Launching an Academic Career in Holocaust Studies

Mark Alexander transferred to UVM with the intent of finishing his B.S. in education and finding a teaching job in Vermont. But after changing his major to history, his academic and career path took a fascinating detour.

Especially influential were classes with professor Jonathan Huener, who teaches in the history department and the Miller Center for Holocaust Studies. “I took several of his classes on the Holocaust and the history of Poland, and he was my academic adviser when I continued at UVM for my M.A. Dr. Huener’s insights into the issues we studied in his classes have helped to shape my understandings of the field, and he provided a consistent example of thoughtful academic professionalism that I will probably always hold up as a model for myself.”

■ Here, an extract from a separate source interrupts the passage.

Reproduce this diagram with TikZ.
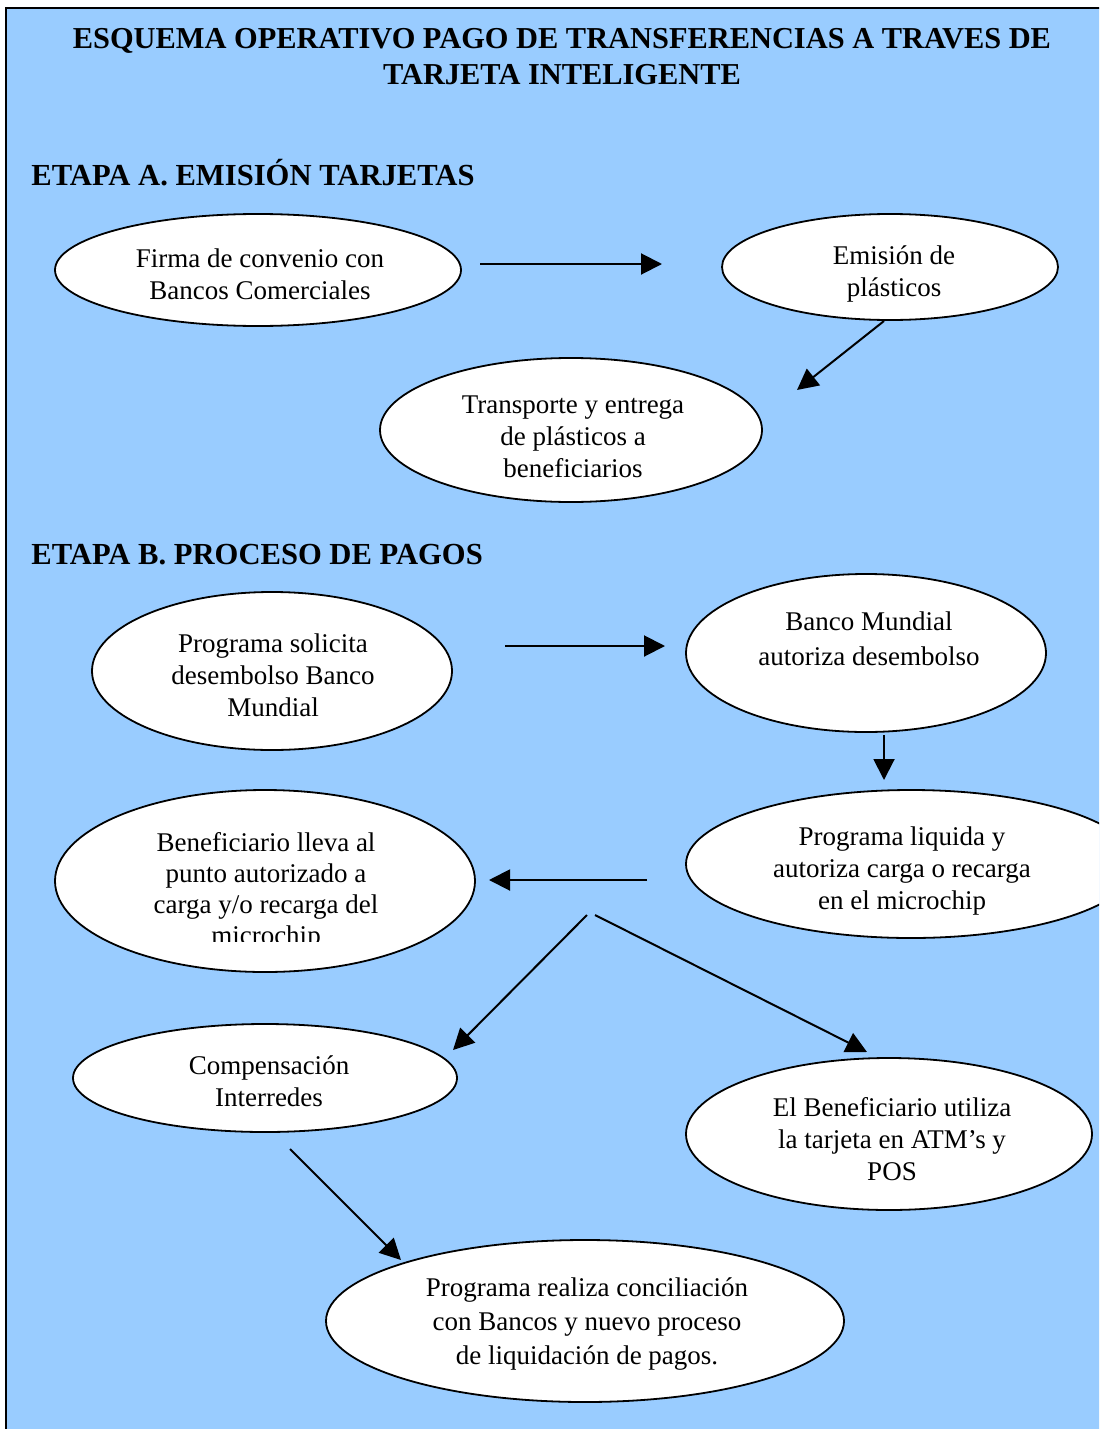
\documentclass[tikz,border=0pt]{standalone}
\usepackage{fontspec}
\setmainfont{Liberation Serif}
\usetikzlibrary{arrows.meta, shapes.geometric}
\definecolor{fondo}{HTML}{99CCFF}
\tikzset{
  bubble/.style={ellipse, draw=black, fill=white, line width=0.9pt, inner sep=0pt},
  txt/.style={align=center, inner sep=0pt, font=\fontsize{13.5}{16}\selectfont},
  etapa/.style={anchor=base west, inner sep=0pt, font=\fontsize{15.3}{18}\bfseries\selectfont},
  flecha/.style={line width=1pt, -{Triangle[length=10.5pt,width=10.5pt]}}
}

\begin{document}
\begin{tikzpicture}[x=0.5pt, y=-0.5pt]
\useasboundingbox (0,0) rectangle (1099,1429);
\clip (0,0) rectangle (1099,1429);
%background and frame
\fill[fondo] (6,8) rectangle (1130,1450);
\draw[line width=1.2pt] (6,1450) -- (6,8) -- (1130,8);
%titles
\node[txt, font=\fontsize{15.2}{18}\bfseries\selectfont] (titulo) at (562,57)
  {ESQUEMA OPERATIVO PAGO DE TRANSFERENCIAS A TRAVES DE\\TARJETA INTELIGENTE};
\node[etapa] (etapaA) at (31,185) {ETAPA A. EMISIÓN TARJETAS};
\node[etapa] (etapaB) at (31,564) {ETAPA B. PROCESO DE PAGOS};
%etapa A
\node[bubble, minimum width=203pt, minimum height=56pt] (firma) at (258,270) {};
\node[bubble, minimum width=168pt, minimum height=53pt] (emision) at (890,267) {};
\node[bubble, minimum width=191pt, minimum height=72pt] (transporte) at (571,430) {};
\node[txt] (firma-t) at (260,274) {Firma de convenio con\\Bancos Comerciales};
\node[txt] (emision-t) at (894,274) {Emisión de\\plásticos};
\node[txt] (transporte-t) at (573,437) {Transporte y entrega\\de plásticos a\\beneficiarios};
%etapa B
\node[bubble, minimum width=180pt, minimum height=79pt] (solicita) at (272,671) {};
\node[bubble, minimum width=180pt, minimum height=79pt] (banco) at (866,653) {};
\node[bubble, minimum width=225pt, minimum height=74pt] (liquida) at (911,864) {};
\node[bubble, minimum width=210pt, minimum height=91pt] (lleva) at (265,881) {};
\node[bubble, minimum width=192pt, minimum height=54pt] (compensa) at (265,1078) {};
\node[bubble, minimum width=203pt, minimum height=76pt] (utiliza) at (889,1134) {};
\node[bubble, minimum width=259pt, minimum height=81pt] (concilia) at (585,1321) {};
\node[txt] (solicita-t) at (273,675) {Programa solicita\\desembolso Banco\\Mundial};
\node[txt, font=\fontsize{13.5}{17.5}\selectfont] (banco-t) at (869,639) {Banco Mundial\\autoriza desembolso};
\node[txt] (liquida-t) at (902,871) {Programa liquida y\\autoriza carga o recarga\\en el microchip};
\begin{scope}
\clip (0,0) rectangle (1099,941);
\node[txt, font=\fontsize{13.5}{15.5}\selectfont] (lleva-t) at (266,891) {Beneficiario lleva al\\punto autorizado a\\carga y/o recarga del\\microchip};
\end{scope}
\node[txt] (compensa-t) at (269,1081) {Compensación\\Interredes};
\node[txt] (utiliza-t) at (892,1139) {El Beneficiario utiliza\\la tarjeta en ATM’s y\\POS};
\node[txt, font=\fontsize{13.5}{17}\selectfont] (concilia-t) at (587,1324) {Programa realiza conciliación\\con Bancos y nuevo proceso\\de liquidación de pagos.};
%arrow ends
\coordinate (a1) at (480,264);  \coordinate (a2) at (662,264);
\coordinate (b1) at (884,321);  \coordinate (b2) at (797,390);
\coordinate (c1) at (505,646);  \coordinate (c2) at (665,646);
\coordinate (d1) at (884,735);  \coordinate (d2) at (884,780);
\coordinate (e1) at (647,880);  \coordinate (e2) at (489,880);
\coordinate (f1) at (587,915);  \coordinate (f2) at (453,1050);
\coordinate (g1) at (595,915);  \coordinate (g2) at (867,1052);
\coordinate (h1) at (290,1149); \coordinate (h2) at (401,1260);
%arrows
\draw[flecha] (a1) -- (a2);
\draw[flecha] (b1) -- (b2);
\draw[flecha] (c1) -- (c2);
\draw[flecha] (d1) -- (d2);
\draw[flecha] (e1) -- (e2);
\draw[flecha] (f1) -- (f2);
\draw[flecha] (g1) -- (g2);
\draw[flecha] (h1) -- (h2);
\end{tikzpicture}
\end{document}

After completing his M.A. at UVM, Alexander finished coursework for his Ph.D. at George Washington University and successfully defended his dissertation prospectus. His research focuses on the CIA’s Cold War efforts to undermine the Soviet Union through the use of Belarusian Nazi collaborators, an interest he developed at UVM. At GWU he has access to a wealth of primary resources in Washington, including the National Security Archive.

Alexander recently completed a year serving as a research assistant for the Eleanor Roosevelt Papers Project at GWU. While annotating documents and correspondence for publication of Volume III of Roosevelt’s papers (spanning the early 1950s), he engaged his interests in Roosevelt’s positions on the United Nations, McCarthyism, race relations, and the young Israeli state.

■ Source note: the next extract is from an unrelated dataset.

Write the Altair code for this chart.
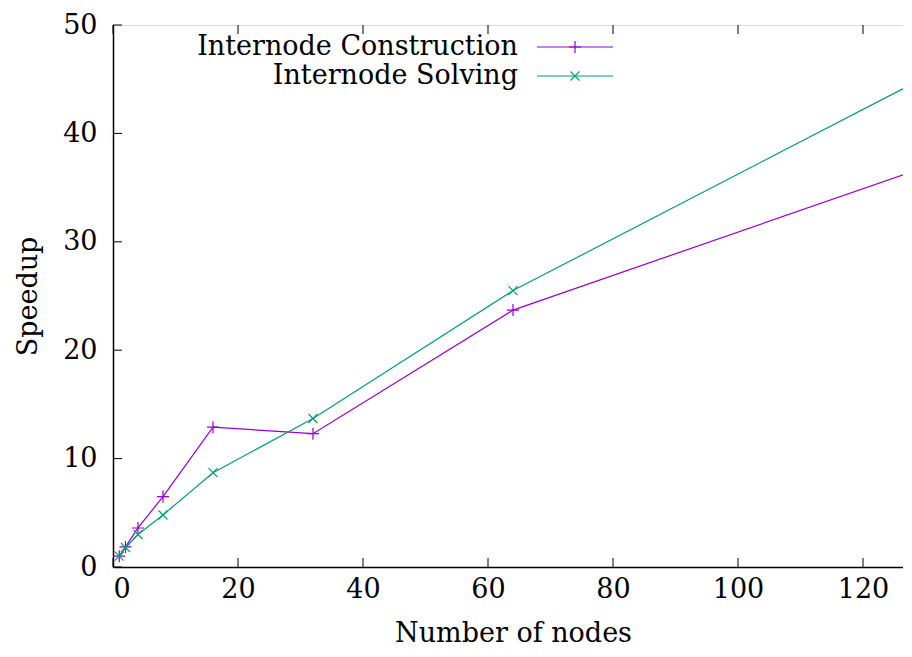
import altair as alt
import pandas as pd

nodes = [1, 2, 4, 8, 16, 32, 64, 128]
construction = [1.0, 1.85, 3.6, 6.5, 12.9, 12.3, 23.7, 36.5]
solving = [1.0, 1.8, 3.0, 4.8, 8.7, 13.7, 25.5, 44.6]
series_names = ["Internode Construction", "Internode Solving"]
colors = ["#9400d3", "#009e73"]
x_ticks = [0, 20, 40, 60, 80, 100, 120]
y_ticks = [0, 10, 20, 30, 40, 50]

W, H = 800, 542
FONT = "DejaVu Serif"
FS = 27

PLUS = "M-1,0L1,0M0,-1L0,1"
CROSS = "M-0.75,-0.75L0.75,0.75M-0.75,0.75L0.75,-0.75"
shapes = [PLUS, CROSS]

rows = []
for n, c, s in zip(nodes, construction, solving):
    rows.append({"nodes": n, "speedup": c, "series": series_names[0]})
    rows.append({"nodes": n, "speedup": s, "series": series_names[1]})
df = pd.DataFrame(rows)

xscale = alt.Scale(domain=[0, 128], nice=False, zero=False)
yscale = alt.Scale(domain=[0, 50], nice=False)

xaxis = alt.Axis(values=x_ticks, ticks=False, grid=False, labelFont=FONT, labelFontSize=FS,
                 labelColor="black", labelPadding=9, title="Number of nodes",
                 titleFont=FONT, titleFontSize=FS, titleFontWeight="normal",
                 titleColor="black", titlePadding=18, domainColor="black", domainWidth=1.5)
yaxis = alt.Axis(values=y_ticks, ticks=False, grid=False, labelFont=FONT, labelFontSize=FS,
                 labelColor="black", labelPadding=16, title="Speedup",
                 titleFont=FONT, titleFontSize=FS, titleFontWeight="normal",
                 titleColor="black", titlePadding=20, domainColor="black", domainWidth=1.5)

layers = []
for i, name in enumerate(series_names):
    sub = df[df.series == name]
    base = alt.Chart(sub)
    line = base.mark_line(color=colors[i], strokeWidth=1.2).encode(
        x=alt.X("nodes:Q", scale=xscale, axis=xaxis),
        y=alt.Y("speedup:Q", scale=yscale, axis=yaxis),
    )
    pts = base.mark_point(shape=shapes[i], color=colors[i], filled=False, size=144,
                          strokeWidth=1.2, opacity=1).encode(
        x=alt.X("nodes:Q", scale=xscale),
        y=alt.Y("speedup:Q", scale=yscale),
    )
    layers += [line, pts]

    # legend (gnuplot style: label then sample line with marker)
    ly = 22 + i * 29
    leg = pd.DataFrame({"label": [name]})
    layers.append(alt.Chart(leg).mark_text(font=FONT, fontSize=FS, align="right",
                                           baseline="middle", color="black").encode(
        x=alt.value(405), y=alt.value(ly), text="label:N"))
    layers.append(alt.Chart(leg).mark_rule(color=colors[i], strokeWidth=1.2).encode(
        x=alt.value(424), x2=alt.value(500), y=alt.value(ly)))
    layers.append(alt.Chart(leg).mark_point(shape=shapes[i], color=colors[i], filled=False,
                                            size=144, strokeWidth=1.2, opacity=1).encode(
        x=alt.value(462), y=alt.value(ly)))

xt = pd.DataFrame({"t": x_ticks})
yt = pd.DataFrame({"t": y_ticks})
tick_len = 9
layers.append(alt.Chart(xt).mark_rule(color="black", strokeWidth=1).encode(
    x=alt.X("t:Q", scale=xscale), y=alt.value(H), y2=alt.value(H - tick_len)))
layers.append(alt.Chart(xt).mark_rule(color="black", strokeWidth=1).encode(
    x=alt.X("t:Q", scale=xscale), y=alt.value(0), y2=alt.value(tick_len)))
layers.append(alt.Chart(yt).mark_rule(color="black", strokeWidth=1).encode(
    y=alt.Y("t:Q", scale=yscale), x=alt.value(0), x2=alt.value(tick_len)))
layers.append(alt.Chart(yt).mark_rule(color="black", strokeWidth=1).encode(
    y=alt.Y("t:Q", scale=yscale), x=alt.value(W - tick_len), x2=alt.value(W)))

chart = alt.layer(*layers).properties(
    width=W, height=H,
    autosize=alt.AutoSizeParams(type="none"),
    padding={"left": 105, "top": 17, "right": -10, "bottom": 85},
).configure_view(stroke="black", strokeWidth=1.5).configure(background="white")

chart.save("out.html", embed_options={"renderer": "svg", "actions": False})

He’s also working as a contracted research assistant at the United States Holocaust Memorial Museum in D.C. “I’m working on a series of primary source educational supplements based on documents from the archives of the International Tracing Service (ITS),” Alexander says. He explains that the ITS was originally founded during the Second World War to trace missing and displaced persons. The database now contains millions of documents, and in recent years it has become available for public research. The educational supplements he helps produce are intended to expose students in undergraduate college history classes to newly available documents that will provide more dimension to research and perspectives on the Holocaust.

At the end of the spring 2017 semester, Alexander attended the Warren Fellowship in Houston—he’ll be returning as a permanent guest faculty member of the Holocaust Museum Houston’s teacher training seminars three times a year. He’s still deeply interested in education, though perhaps not as a high school teacher. “I had originally intended to go into public education, but I began to think about a career in academia as I attended graduate level courses in history at UVM. I’ve been pursuing this path as a PhD student, but I have also become very interested in the possibilities of educational outreach that can be done by historians working in museums.”